Spring is here, and I feel like a bear coming out of hibernation. I’ve been plugging away at a book and a video project, both of which seem to be progressing (glacially). So much to learn! We all go through energetic cycles, and as the seasons change our bodies seem to crave different things. Every culture, every religion, and every wellness tradition recognizes that “to every thing, there is a season, and a time to every purpose.” Spring is a time of new beginnings and projects, clearing out the old and stale, and getting moving again.
I used to hate spring cleaning, because I much preferred building dams in the drainage ditch to washing the walls and emptying the cupboards. My Mom channelled Marie Kondo before Marie Kondo was a sparkle in her parent’s eyes. Spring cleaning was a duty, like filing taxes, that loomed over us every year—usually during March Break. It felt as if some punitive version of Martha Stewart was coming to rate our home. My mother was raised that way, and my siblings were allergic to everything, so her stress was worsened by the doctor’s command to keep the house dust-free.
But my relationship to cleaning has shifted because of Zen practice. Most people are aware that Zen retreats involve a lot of time sitting in meditation. But what most people don’t know is that when Zen students are not sitting, they’re usually cleaning. I think this is probably true of most Indian ashrams as well. The point is to turn cleaning into a form of meditation practice. When you’re cleaning, you’re just cleaning. I used to spend all my time cleaning fretting about the other “more important” things I should be accomplishing. After all, I love to achieve things. I love rewards. I love ticking off the boxes on the endless “to do” list.

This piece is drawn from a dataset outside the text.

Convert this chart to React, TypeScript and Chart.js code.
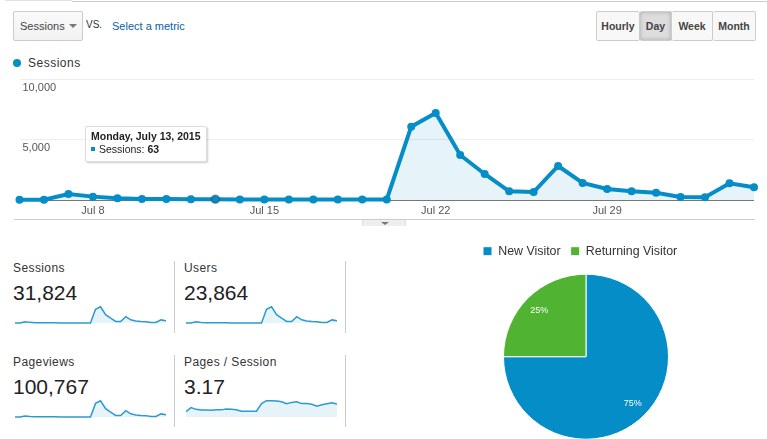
import React, { useEffect, useRef } from 'react';
import { Chart, registerables } from 'chart.js';

Chart.register(...registerables);

const days = [
  'Jul 5', 'Jul 6', 'Jul 7', 'Jul 8', 'Jul 9', 'Jul 10', 'Jul 11', 'Jul 12', 'Jul 13', 'Jul 14', 'Jul 15',
  'Jul 16', 'Jul 17', 'Jul 18', 'Jul 19', 'Jul 20', 'Jul 21', 'Jul 22', 'Jul 23', 'Jul 24', 'Jul 25', 'Jul 26',
  'Jul 27', 'Jul 28', 'Jul 29', 'Jul 30', 'Jul 31', 'Aug 1', 'Aug 2', 'Aug 3', 'Aug 4',
];
const xTickLabels = ['Jul 8', 'Jul 15', 'Jul 22', 'Jul 29'];
const sessions = [30, 30, 500, 280, 140, 90, 90, 63, 63, 50, 50, 40, 40, 40, 40, 50, 6083, 7220, 3735, 2158, 720, 664, 2822, 1411, 913, 720, 608, 249, 221, 1383, 1051];
const users = [25, 25, 380, 210, 105, 70, 68, 48, 47, 38, 37, 30, 30, 31, 30, 38, 4610, 5470, 2830, 1640, 545, 500, 2140, 1070, 690, 545, 460, 190, 170, 1050, 795];
const pageviews = [90, 95, 1500, 850, 420, 270, 275, 190, 185, 150, 155, 120, 125, 120, 122, 150, 19400, 23100, 11900, 6900, 2300, 2120, 9000, 4500, 2900, 2300, 1950, 790, 705, 4430, 3350];
const pagesPerSession = [1.5, 2.7, 2.2, 2.0, 2.0, 1.97, 2.05, 2.05, 2.3, 2.2, 2.1, 1.65, 1.65, 1.65, 1.65, 3.85, 4.7, 4.7, 4.6, 4.4, 3.85, 4.2, 4.4, 3.85, 3.85, 3.65, 3.1, 3.5, 3.8, 4.1, 3.7];
const visitorLabels = ['New Visitor', 'Returning Visitor'];
const visitorShare = [75, 25];

const BLUE = '#058dc7';
const GREEN = '#50b432';
const FILL = 'rgba(5,141,199,0.1)';
const FONT = '"Liberation Sans", Arial, sans-serif';
const HOVER_INDEX = 8;

const abs = (left: number, top: number, extra: React.CSSProperties = {}): React.CSSProperties => ({
  position: 'absolute',
  left,
  top,
  whiteSpace: 'nowrap',
  ...extra,
});

const MainChart = () => {
  const ref = useRef<HTMLCanvasElement>(null);

  useEffect(() => {
    const chart = new Chart(ref.current!, {
      type: 'line',
      data: {
        labels: days,
        datasets: [
          {
            data: sessions,
            borderColor: BLUE,
            backgroundColor: FILL,
            borderWidth: 4,
            fill: 'origin',
            tension: 0,
            clip: false,
            pointRadius: 4,
            pointBackgroundColor: BLUE,
            pointBorderWidth: (c: any) => (c.dataIndex === HOVER_INDEX ? 2 : 0),
            pointBorderColor: 'rgba(60,60,60,0.35)',
          },
        ],
      },
      options: {
        responsive: false,
        animation: false,
        layout: { padding: { left: 19.5, right: 13, top: 19.5, bottom: 0 } },
        plugins: { legend: { display: false }, tooltip: { enabled: false } },
        scales: {
          x: {
            offset: false,
            afterFit: (axis: any) => {
              axis.height = 30;
            },
            grid: { display: false, drawTicks: false },
            border: { display: false },
            ticks: {
              autoSkip: false,
              maxRotation: 0,
              padding: 4,
              color: '#555',
              font: { family: FONT, size: 11 },
              callback: (_v: any, i: number) => (xTickLabels.includes(days[i]) ? days[i] : ''),
            },
          },
          y: {
            min: 0,
            max: 10000,
            afterFit: (axis: any) => {
              axis.width = 0;
            },
            grid: {
              drawTicks: false,
              color: (c: any) => (c.tick.value === 0 ? '#777' : '#eee'),
            },
            border: { display: false },
            ticks: {
              stepSize: 5000,
              mirror: true,
              padding: 3,
              labelOffset: 8,
              color: '#555',
              font: { family: FONT, size: 11 },
              callback: (v: any) => (v === 0 ? '' : Number(v).toLocaleString('en-US')),
            },
          },
        },
      },
    });
    return () => chart.destroy();
  }, []);

  return <canvas ref={ref} width={767} height={170} style={abs(0, 60)} />;
};

interface SparkProps {
  left: number;
  top: number;
  values: number[];
  max: number;
}

const Spark: React.FC<SparkProps> = ({ left, top, values, max }) => {
  const ref = useRef<HTMLCanvasElement>(null);

  useEffect(() => {
    const chart = new Chart(ref.current!, {
      type: 'line',
      data: {
        labels: days,
        datasets: [
          {
            data: values,
            borderColor: '#2a9bd0',
            backgroundColor: FILL,
            borderWidth: 1.5,
            fill: 'origin',
            tension: 0,
            clip: false,
            pointRadius: 0,
          },
        ],
      },
      options: {
        responsive: false,
        animation: false,
        layout: { padding: { bottom: 2 } },
        plugins: { legend: { display: false }, tooltip: { enabled: false } },
        scales: {
          x: { display: false },
          y: { display: false, min: 0, max },
        },
      },
    });
    return () => chart.destroy();
  }, [values, max]);

  return <canvas ref={ref} width={151} height={26} style={abs(left, top)} />;
};

const pieLabels = {
  id: 'pieLabels',
  afterDatasetsDraw(chart: any) {
    const { ctx } = chart;
    chart.getDatasetMeta(0).data.forEach((arc: any, i: number) => {
      const mid = (arc.startAngle + arc.endAngle) / 2;
      const r = arc.outerRadius * 0.8;
      ctx.save();
      ctx.fillStyle = '#fff';
      ctx.font = `9px ${FONT}`;
      ctx.textAlign = 'center';
      ctx.textBaseline = 'middle';
      ctx.fillText(`${visitorShare[i]}%`, arc.x + Math.cos(mid) * r, arc.y + Math.sin(mid) * r);
      ctx.restore();
    });
  },
};

const VisitorPie = () => {
  const ref = useRef<HTMLCanvasElement>(null);

  useEffect(() => {
    const chart = new Chart(ref.current!, {
      type: 'pie',
      data: {
        labels: visitorLabels,
        datasets: [
          {
            data: visitorShare,
            backgroundColor: [BLUE, GREEN],
            borderColor: '#fff',
            borderWidth: 1,
            radius: 82.5,
          },
        ],
      },
      options: {
        responsive: false,
        animation: false,
        plugins: {
          tooltip: { enabled: false },
          legend: {
            position: 'top',
            align: 'start',
            labels: {
              boxWidth: 9,
              boxHeight: 9,
              padding: 10,
              color: '#333',
              font: { family: FONT, size: 12.4 },
            },
          },
        },
      },
      plugins: [pieLabels],
    });
    return () => chart.destroy();
  }, []);

  return <canvas ref={ref} width={226} height={211} style={abs(473, 235)} />;
};

const Metric = ({ left, top, name, value }: { left: number; top: number; name: string; value: string }) => (
  <>
    <div style={abs(left, top, { fontSize: 12, letterSpacing: 0.4, color: '#333' })}>{name}</div>
    <div style={abs(left, top + 20, { fontSize: 21, color: '#222' })}>{value}</div>
  </>
);

const Divider = ({ left, top }: { left: number; top: number }) => (
  <div style={abs(left, top, { width: 1, height: 72, background: '#ccc' })} />
);

const rangeButtons = [
  { label: 'Hourly', left: 596, width: 44 },
  { label: 'Day', left: 640, width: 32, active: true },
  { label: 'Week', left: 672, width: 41 },
  { label: 'Month', left: 713, width: 43 },
];

export default function App() {
  return (
    <div style={{ position: 'absolute', left: 0, top: 0, width: 767, height: 439, overflow: 'hidden', background: '#fff', fontFamily: FONT }}>
      <div style={abs(5, 0, { width: 67, height: 1, background: '#e4e4e4' })} />
      <div style={abs(72, 1, { width: 695, height: 1, background: '#ccc' })} />

      <div style={abs(13, 11, { width: 68, height: 28, border: '1px solid #ccc', borderRadius: 2, background: 'linear-gradient(#fafafa,#f1f1f1)' })} />
      <div style={abs(20, 20, { fontSize: 11, color: '#444' })}>Sessions</div>
      <div style={abs(69, 24, { width: 0, height: 0, borderLeft: '4px solid transparent', borderRight: '4px solid transparent', borderTop: '4px solid #777' })} />
      <div style={abs(86, 19, { fontSize: 10, color: '#333' })}>VS.</div>
      <div style={abs(112, 20, { fontSize: 11, color: '#0b5ea8' })}>Select a metric</div>

      {rangeButtons.map((b) => (
        <div
          key={b.label}
          style={abs(b.left, 11, {
            width: b.width,
            height: 30,
            boxSizing: 'border-box',
            border: '1px solid #ccc',
            borderLeftWidth: b.left === 596 ? 1 : 0,
            borderRadius: 2,
            textAlign: 'center',
            lineHeight: '28px',
            fontSize: 10.5,
            fontWeight: 'bold',
            color: '#444',
            background: b.active ? '#ddd' : '#f8f8f8',
            boxShadow: b.active ? 'inset 0 0 4px #aaa' : undefined,
          })}
        >
          {b.label}
        </div>
      ))}

      <div style={abs(13, 59, { width: 8, height: 8, borderRadius: 4, background: BLUE })} />
      <div style={abs(28, 56, { fontSize: 12, letterSpacing: 0.5, color: '#333' })}>Sessions</div>

      <MainChart />

      <div style={abs(85, 126, { width: 120, height: 34, background: '#fff', border: '1px solid #ddd', borderRadius: 2, boxShadow: '1px 1px 2px rgba(0,0,0,0.2)' })} />
      <div style={abs(91, 130, { fontSize: 10.5, fontWeight: 'bold', color: '#222' })}>Monday, July 13, 2015</div>
      <div style={abs(91, 147, { width: 4, height: 4, background: BLUE })} />
      <div style={abs(99, 143, { fontSize: 10.5, color: '#222' })}>
        Sessions: <b>63</b>
      </div>

      <div style={abs(14, 219, { width: 741, height: 1, background: '#ccc' })} />
      <div style={abs(362, 220, { width: 44, height: 6, background: '#eee', borderLeft: '1px solid #ddd', borderRight: '1px solid #ddd', boxSizing: 'border-box' })} />
      <div style={abs(381, 222, { width: 0, height: 0, borderLeft: '4px solid transparent', borderRight: '4px solid transparent', borderTop: '3px solid #777' })} />

      <Metric left={13} top={261} name="Sessions" value="31,824" />
      <Metric left={184} top={261} name="Users" value="23,864" />
      <Metric left={13} top={355} name="Pageviews" value="100,767" />
      <Metric left={184} top={355} name="Pages / Session" value="3.17" />
      <Divider left={174} top={261} />
      <Divider left={345} top={261} />
      <Divider left={174} top={355} />
      <Divider left={345} top={355} />

      <Spark left={15} top={299} values={sessions} max={10700} />
      <Spark left={186} top={299} values={users} max={8100} />
      <Spark left={15} top={393} values={pageviews} max={34200} />
      <Spark left={186} top={393} values={pagesPerSession} max={6.9} />

      <VisitorPie />
    </div>
  );
}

The Zen view is all about keeping it real, and keeping it humble. After all, we’re just passing through and we’re just as fleeting—“dust in the wind” as they say. I was raised a Catholic, and every year about this time, we’d be reminded to “remember that thou art dust and unto dust thou shalt return.” So much dust to be dealt with! Cleaning is just another opportunity for getting real and paying attention to where you are, what you’re doing, and what your mind is doing. It’s also a deep form of respect.
My house doesn’t get cleaned much more often for my knowing this, but at least now when I’m cleaning I’m doing it with a better attitude. It’s not “beneath me.” It’s not unimportant just because the results are transient. It’s not a waste of time. Instead it’s a way to practice mindfulness AND get the dishes done.
My friend Nabiha used to say that cleaning is how you build a relationship with your house, and how you express your gratitude for your good fortune. I often think about her when I’m scrubbing the toilets. She used to remind me how lucky we are to have indoor toilets, and how recent a development that is.
I used to have a magnet that said “dull people keep immaculate houses,” but now that I’m older I have a whole new appreciation for dull people. And on the rare occasions when my house feels totally clean, I feel calm and content.
And lately, I’ve been able to reimagine my cat litters as tiny Zen gardens—and another dreaded job has become strangely satisfying. I make an effort to rake the things perfectly flat, demonstrating to my cats how much I care and knowing that they absolutely don’t appreciate it. Either it’s because they don’t care for the Zen aesthetic, or they are trying to one-up me by adding new features. Cats will be cats.